The records
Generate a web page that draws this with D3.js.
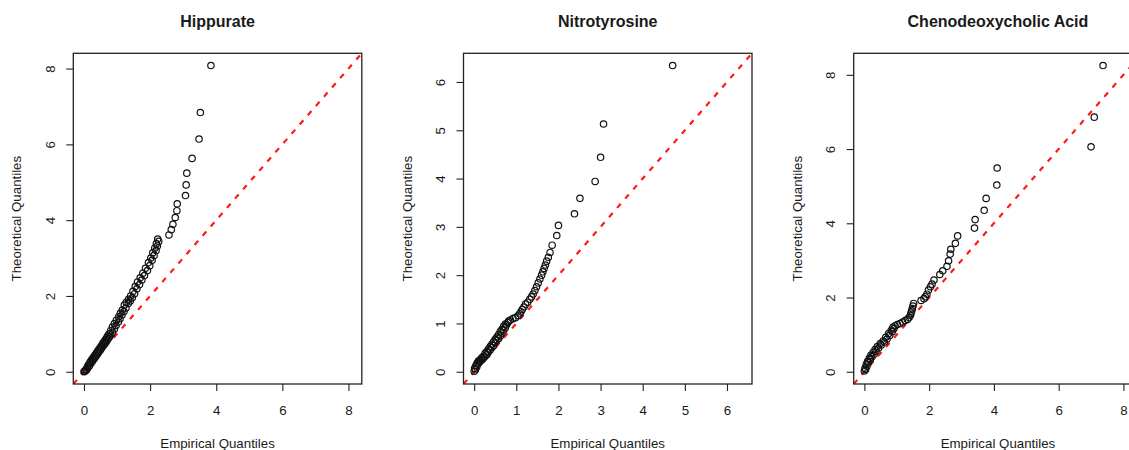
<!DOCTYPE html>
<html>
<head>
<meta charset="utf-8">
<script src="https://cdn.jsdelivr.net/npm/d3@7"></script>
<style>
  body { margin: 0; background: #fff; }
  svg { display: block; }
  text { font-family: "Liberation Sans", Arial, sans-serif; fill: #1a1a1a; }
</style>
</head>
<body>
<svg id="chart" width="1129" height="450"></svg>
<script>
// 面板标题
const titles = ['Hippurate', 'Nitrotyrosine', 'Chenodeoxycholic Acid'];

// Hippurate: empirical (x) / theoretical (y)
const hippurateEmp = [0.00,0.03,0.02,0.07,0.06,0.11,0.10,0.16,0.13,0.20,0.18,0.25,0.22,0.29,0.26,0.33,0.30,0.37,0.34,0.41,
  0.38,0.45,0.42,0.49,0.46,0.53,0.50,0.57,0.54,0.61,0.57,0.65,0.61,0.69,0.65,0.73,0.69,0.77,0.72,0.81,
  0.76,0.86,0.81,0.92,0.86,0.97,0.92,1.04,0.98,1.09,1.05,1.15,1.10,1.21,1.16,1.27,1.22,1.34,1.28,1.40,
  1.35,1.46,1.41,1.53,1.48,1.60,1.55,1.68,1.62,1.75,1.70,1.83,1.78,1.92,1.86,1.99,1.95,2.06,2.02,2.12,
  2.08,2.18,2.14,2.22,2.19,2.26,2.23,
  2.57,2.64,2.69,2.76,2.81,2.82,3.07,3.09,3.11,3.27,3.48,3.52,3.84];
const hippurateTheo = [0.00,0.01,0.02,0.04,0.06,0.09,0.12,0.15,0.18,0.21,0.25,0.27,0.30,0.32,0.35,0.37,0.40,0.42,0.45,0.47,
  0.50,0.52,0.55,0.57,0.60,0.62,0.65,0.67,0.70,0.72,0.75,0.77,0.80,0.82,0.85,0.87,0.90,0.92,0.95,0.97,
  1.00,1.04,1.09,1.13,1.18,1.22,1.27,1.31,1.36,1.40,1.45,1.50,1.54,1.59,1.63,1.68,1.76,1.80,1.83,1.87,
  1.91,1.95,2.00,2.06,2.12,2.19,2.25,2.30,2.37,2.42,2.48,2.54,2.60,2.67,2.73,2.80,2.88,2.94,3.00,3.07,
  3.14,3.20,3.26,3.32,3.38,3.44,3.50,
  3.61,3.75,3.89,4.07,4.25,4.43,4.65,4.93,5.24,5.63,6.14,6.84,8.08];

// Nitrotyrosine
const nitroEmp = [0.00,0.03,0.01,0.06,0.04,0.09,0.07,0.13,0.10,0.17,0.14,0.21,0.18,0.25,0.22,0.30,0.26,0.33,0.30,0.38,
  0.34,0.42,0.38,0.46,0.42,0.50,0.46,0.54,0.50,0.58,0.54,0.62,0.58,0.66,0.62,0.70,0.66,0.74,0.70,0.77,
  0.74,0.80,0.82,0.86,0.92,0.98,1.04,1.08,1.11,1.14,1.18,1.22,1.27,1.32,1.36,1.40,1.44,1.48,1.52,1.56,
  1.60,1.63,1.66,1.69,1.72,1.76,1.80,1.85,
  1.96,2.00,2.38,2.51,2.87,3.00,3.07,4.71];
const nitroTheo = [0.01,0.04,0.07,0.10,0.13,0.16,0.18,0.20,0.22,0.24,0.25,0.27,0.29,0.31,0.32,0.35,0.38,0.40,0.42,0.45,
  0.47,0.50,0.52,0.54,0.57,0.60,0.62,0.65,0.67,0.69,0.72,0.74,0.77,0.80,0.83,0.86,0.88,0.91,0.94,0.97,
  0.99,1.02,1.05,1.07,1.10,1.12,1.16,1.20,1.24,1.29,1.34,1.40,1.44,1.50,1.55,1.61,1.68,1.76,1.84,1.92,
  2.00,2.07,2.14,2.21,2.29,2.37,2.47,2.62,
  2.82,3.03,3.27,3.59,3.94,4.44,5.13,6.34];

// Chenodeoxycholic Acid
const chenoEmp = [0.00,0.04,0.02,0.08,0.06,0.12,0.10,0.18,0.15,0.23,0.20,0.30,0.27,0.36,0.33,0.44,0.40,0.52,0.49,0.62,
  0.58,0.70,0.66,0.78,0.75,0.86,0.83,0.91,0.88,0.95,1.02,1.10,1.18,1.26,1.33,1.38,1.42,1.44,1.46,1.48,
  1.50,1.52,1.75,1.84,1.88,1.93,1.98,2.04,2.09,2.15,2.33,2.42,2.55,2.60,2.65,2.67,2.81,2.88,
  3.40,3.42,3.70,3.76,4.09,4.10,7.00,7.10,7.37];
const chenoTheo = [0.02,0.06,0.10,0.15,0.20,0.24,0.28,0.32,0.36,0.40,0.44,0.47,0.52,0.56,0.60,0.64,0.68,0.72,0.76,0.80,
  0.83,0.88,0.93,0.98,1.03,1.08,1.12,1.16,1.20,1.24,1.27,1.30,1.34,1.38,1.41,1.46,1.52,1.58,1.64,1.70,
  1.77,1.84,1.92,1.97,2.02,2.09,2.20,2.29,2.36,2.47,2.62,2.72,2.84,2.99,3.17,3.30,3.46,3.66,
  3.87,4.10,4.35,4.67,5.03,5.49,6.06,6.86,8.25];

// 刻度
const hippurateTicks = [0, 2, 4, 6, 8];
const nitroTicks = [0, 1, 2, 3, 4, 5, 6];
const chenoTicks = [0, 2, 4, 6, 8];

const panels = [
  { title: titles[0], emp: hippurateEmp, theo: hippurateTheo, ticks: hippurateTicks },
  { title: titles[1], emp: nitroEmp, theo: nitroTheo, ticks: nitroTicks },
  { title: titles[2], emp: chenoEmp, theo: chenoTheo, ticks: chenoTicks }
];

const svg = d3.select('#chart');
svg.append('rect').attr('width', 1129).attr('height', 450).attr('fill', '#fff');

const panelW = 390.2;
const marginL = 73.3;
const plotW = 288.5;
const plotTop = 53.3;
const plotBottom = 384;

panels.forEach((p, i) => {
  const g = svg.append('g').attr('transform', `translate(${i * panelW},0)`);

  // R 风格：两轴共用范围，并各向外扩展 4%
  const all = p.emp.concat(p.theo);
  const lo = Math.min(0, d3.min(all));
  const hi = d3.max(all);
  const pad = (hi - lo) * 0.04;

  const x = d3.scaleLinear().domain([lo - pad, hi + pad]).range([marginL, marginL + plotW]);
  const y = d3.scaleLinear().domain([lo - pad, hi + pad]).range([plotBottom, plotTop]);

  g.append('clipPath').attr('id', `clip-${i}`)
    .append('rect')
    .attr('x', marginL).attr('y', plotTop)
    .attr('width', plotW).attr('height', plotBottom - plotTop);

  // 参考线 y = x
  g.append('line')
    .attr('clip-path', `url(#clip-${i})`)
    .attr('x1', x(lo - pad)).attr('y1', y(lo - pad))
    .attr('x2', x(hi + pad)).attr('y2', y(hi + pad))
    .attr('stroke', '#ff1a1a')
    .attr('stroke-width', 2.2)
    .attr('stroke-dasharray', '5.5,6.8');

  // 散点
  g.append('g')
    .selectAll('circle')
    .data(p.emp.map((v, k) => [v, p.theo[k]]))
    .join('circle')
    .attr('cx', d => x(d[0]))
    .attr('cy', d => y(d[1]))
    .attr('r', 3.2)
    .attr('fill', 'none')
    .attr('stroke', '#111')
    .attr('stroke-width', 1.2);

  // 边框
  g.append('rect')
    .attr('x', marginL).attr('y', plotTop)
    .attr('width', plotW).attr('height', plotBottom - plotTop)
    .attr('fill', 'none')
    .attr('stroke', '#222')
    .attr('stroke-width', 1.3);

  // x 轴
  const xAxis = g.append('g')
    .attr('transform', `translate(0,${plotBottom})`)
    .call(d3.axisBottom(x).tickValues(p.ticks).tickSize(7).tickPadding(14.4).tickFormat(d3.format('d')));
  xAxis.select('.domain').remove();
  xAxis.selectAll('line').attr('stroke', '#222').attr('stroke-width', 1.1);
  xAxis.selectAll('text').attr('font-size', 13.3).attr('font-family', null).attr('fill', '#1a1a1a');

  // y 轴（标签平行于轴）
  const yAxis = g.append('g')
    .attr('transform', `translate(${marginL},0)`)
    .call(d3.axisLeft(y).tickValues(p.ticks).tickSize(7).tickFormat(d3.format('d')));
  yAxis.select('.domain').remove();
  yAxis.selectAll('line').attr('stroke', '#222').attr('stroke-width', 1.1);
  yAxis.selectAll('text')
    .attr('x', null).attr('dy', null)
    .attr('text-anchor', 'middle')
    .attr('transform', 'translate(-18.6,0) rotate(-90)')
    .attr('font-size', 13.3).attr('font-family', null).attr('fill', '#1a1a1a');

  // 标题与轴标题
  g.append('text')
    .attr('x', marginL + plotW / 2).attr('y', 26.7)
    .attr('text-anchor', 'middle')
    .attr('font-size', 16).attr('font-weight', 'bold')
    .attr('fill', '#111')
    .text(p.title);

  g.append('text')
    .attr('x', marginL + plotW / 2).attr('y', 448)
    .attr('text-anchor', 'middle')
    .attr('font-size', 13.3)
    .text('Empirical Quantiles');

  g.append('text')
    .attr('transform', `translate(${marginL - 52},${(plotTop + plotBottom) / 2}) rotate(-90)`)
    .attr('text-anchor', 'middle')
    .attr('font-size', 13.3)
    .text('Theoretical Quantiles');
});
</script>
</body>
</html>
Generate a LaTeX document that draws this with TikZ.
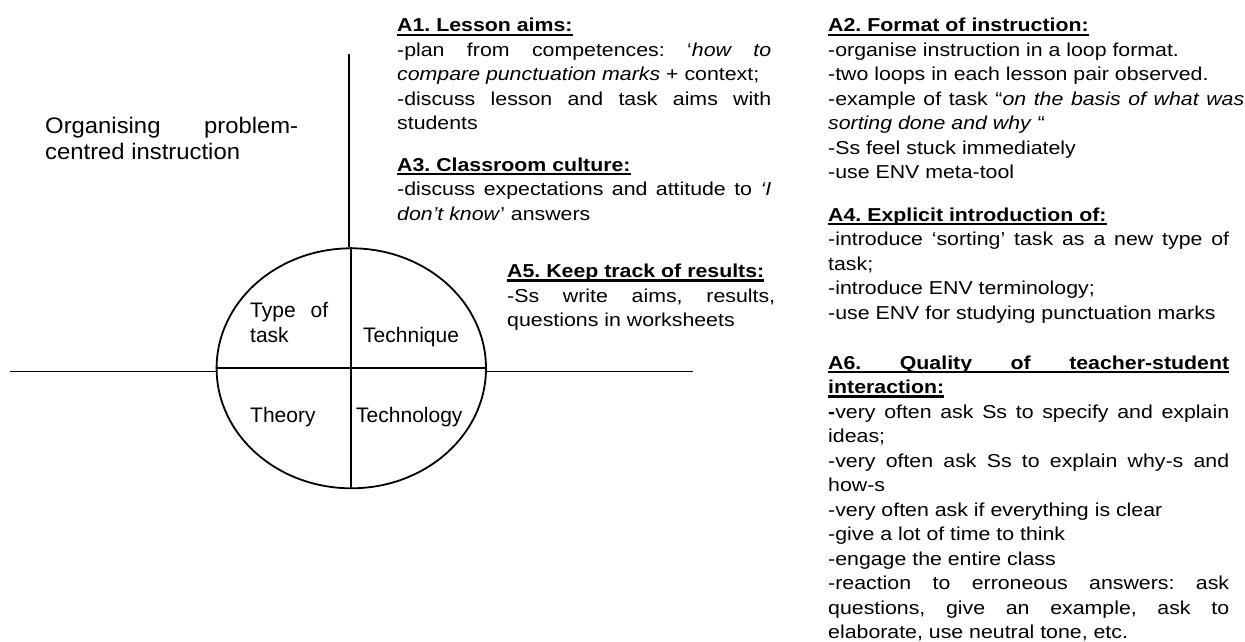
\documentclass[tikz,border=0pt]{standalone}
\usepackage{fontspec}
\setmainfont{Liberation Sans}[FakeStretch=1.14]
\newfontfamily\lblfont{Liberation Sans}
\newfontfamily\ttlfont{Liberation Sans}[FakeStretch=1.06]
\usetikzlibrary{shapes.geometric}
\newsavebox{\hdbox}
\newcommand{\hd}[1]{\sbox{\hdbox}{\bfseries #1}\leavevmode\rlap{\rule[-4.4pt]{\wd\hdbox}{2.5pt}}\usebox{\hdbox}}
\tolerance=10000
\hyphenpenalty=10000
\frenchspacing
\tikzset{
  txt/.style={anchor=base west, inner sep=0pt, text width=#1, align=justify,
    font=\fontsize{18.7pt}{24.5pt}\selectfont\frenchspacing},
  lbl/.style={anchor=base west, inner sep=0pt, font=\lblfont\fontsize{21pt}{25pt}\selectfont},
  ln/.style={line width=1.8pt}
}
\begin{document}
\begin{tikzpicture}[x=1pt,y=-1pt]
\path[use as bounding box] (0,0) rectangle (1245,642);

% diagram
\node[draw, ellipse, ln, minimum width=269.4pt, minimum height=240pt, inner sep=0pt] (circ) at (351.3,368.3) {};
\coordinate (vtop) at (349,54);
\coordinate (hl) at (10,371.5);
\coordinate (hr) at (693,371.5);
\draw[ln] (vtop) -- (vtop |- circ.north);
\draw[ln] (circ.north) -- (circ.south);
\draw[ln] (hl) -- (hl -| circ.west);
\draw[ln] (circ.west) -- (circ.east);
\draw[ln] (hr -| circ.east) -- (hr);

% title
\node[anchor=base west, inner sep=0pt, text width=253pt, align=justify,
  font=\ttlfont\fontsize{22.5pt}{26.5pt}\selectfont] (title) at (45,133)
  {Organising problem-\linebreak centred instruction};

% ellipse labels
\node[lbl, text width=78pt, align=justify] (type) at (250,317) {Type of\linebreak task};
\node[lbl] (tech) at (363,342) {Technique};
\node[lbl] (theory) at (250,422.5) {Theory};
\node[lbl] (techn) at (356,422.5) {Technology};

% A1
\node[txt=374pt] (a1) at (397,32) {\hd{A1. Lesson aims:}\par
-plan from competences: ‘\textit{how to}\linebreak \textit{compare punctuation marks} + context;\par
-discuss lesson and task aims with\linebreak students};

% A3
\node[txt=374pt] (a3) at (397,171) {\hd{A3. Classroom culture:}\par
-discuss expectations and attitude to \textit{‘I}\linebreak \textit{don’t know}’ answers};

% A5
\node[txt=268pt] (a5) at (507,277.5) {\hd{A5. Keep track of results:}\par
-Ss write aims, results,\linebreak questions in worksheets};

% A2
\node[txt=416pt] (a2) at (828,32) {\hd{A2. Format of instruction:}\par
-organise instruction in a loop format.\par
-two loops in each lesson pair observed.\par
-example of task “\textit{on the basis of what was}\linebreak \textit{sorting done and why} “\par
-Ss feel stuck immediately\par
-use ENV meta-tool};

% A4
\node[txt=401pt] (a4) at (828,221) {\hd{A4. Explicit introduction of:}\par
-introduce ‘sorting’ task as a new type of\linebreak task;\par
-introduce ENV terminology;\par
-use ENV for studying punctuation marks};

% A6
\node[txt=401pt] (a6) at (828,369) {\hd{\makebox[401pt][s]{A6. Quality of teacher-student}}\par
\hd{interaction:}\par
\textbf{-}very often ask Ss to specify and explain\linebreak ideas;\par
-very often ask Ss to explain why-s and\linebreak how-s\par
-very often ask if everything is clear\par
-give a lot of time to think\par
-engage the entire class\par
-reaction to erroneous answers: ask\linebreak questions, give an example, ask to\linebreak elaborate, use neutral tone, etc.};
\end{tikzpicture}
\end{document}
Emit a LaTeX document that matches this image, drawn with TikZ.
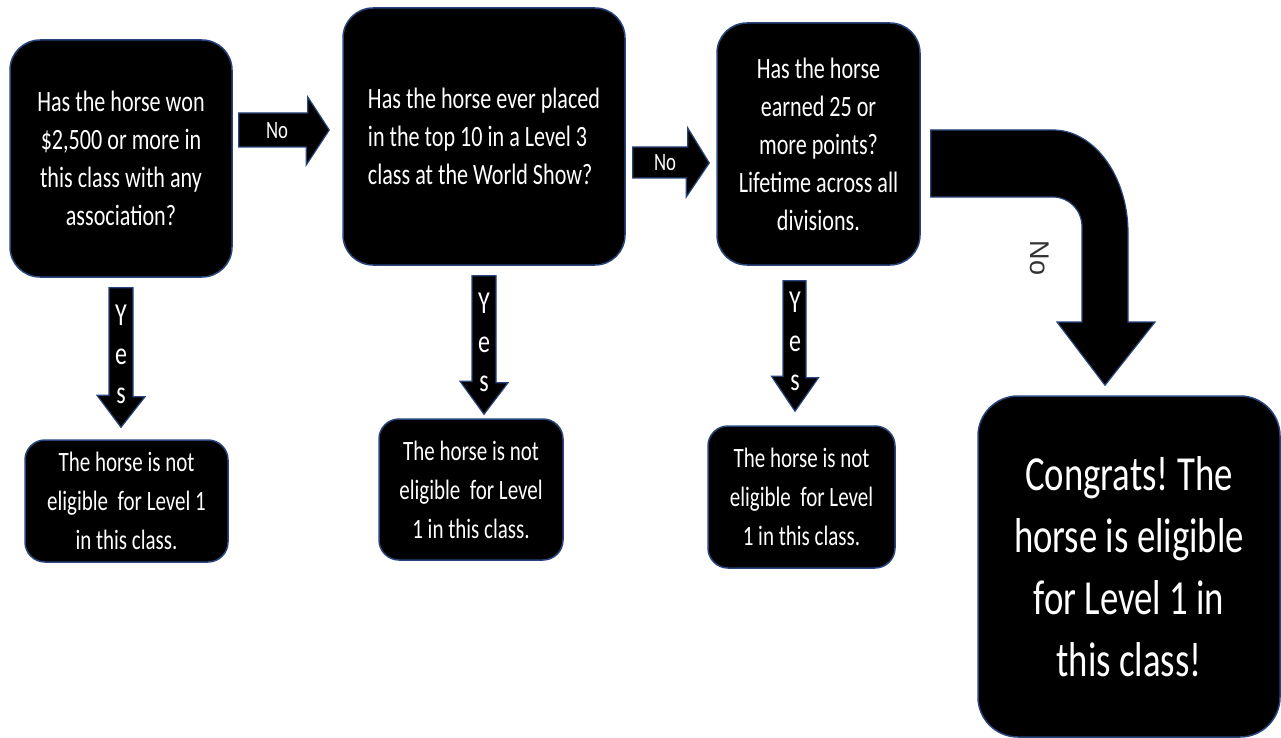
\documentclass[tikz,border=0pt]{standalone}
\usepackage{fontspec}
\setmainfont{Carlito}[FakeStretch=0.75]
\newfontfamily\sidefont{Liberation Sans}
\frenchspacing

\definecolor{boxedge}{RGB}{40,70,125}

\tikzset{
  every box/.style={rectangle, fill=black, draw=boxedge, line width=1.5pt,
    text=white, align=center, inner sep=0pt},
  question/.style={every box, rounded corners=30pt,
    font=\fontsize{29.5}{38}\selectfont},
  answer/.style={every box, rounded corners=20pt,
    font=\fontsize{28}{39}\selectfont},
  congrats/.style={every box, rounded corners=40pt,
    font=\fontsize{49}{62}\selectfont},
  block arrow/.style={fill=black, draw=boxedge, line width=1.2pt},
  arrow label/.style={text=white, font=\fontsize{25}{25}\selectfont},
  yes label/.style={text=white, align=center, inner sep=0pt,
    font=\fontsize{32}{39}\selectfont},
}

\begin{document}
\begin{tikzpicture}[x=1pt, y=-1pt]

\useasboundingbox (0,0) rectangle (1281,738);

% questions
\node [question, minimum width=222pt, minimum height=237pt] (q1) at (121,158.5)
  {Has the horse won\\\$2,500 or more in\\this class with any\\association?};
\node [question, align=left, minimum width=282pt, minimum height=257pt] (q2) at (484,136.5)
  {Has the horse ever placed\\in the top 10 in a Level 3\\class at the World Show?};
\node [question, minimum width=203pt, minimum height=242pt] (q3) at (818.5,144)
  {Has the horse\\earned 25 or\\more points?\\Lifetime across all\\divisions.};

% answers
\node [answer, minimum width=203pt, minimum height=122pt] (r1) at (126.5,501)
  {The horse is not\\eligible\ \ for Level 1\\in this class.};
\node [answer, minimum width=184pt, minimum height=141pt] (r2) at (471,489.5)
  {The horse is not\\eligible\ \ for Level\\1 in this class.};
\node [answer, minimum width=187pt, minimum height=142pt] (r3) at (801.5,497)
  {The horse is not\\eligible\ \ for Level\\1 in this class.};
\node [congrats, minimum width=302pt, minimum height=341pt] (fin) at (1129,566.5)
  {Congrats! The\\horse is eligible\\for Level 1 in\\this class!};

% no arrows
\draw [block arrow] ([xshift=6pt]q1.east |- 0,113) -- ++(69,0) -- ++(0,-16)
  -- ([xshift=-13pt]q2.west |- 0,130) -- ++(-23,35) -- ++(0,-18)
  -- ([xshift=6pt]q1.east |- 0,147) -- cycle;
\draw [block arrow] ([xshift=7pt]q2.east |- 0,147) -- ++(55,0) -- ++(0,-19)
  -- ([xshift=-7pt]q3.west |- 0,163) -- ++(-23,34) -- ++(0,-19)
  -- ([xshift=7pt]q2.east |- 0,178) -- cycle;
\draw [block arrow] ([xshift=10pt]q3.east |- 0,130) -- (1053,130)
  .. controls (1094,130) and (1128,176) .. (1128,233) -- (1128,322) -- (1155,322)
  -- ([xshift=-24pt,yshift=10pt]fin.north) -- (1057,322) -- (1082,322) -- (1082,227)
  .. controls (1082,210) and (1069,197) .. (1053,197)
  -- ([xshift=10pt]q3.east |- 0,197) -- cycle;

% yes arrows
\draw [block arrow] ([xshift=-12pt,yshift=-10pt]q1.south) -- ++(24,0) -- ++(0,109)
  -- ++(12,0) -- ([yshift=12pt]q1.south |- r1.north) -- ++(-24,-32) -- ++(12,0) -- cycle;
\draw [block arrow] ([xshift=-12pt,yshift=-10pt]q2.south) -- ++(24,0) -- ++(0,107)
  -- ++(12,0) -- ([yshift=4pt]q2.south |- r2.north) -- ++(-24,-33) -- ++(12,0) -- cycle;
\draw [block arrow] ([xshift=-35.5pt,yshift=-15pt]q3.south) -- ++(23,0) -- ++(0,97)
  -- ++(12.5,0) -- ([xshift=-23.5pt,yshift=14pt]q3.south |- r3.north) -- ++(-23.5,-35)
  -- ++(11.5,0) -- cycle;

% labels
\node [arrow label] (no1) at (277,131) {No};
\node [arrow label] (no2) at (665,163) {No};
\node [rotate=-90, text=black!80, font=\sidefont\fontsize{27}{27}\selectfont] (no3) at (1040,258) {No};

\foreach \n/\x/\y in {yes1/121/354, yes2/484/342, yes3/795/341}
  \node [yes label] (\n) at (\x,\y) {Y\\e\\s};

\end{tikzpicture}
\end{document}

Task goal
Give only the lines from the one with "Emit a LaTeX" to the one with "(0,0) rectangle (1281,738);", both included, again and exactly; leave the images out.

Answer to the problem
Emit a LaTeX document that matches this image, drawn with TikZ.
\documentclass[tikz,border=0pt]{standalone}
\usepackage{fontspec}
\setmainfont{Carlito}[FakeStretch=0.75]
\newfontfamily\sidefont{Liberation Sans}
\frenchspacing

\definecolor{boxedge}{RGB}{40,70,125}

\tikzset{
  every box/.style={rectangle, fill=black, draw=boxedge, line width=1.5pt,
    text=white, align=center, inner sep=0pt},
  question/.style={every box, rounded corners=30pt,
    font=\fontsize{29.5}{38}\selectfont},
  answer/.style={every box, rounded corners=20pt,
    font=\fontsize{28}{39}\selectfont},
  congrats/.style={every box, rounded corners=40pt,
    font=\fontsize{49}{62}\selectfont},
  block arrow/.style={fill=black, draw=boxedge, line width=1.2pt},
  arrow label/.style={text=white, font=\fontsize{25}{25}\selectfont},
  yes label/.style={text=white, align=center, inner sep=0pt,
    font=\fontsize{32}{39}\selectfont},
}

\begin{document}
\begin{tikzpicture}[x=1pt, y=-1pt]

\useasboundingbox (0,0) rectangle (1281,738);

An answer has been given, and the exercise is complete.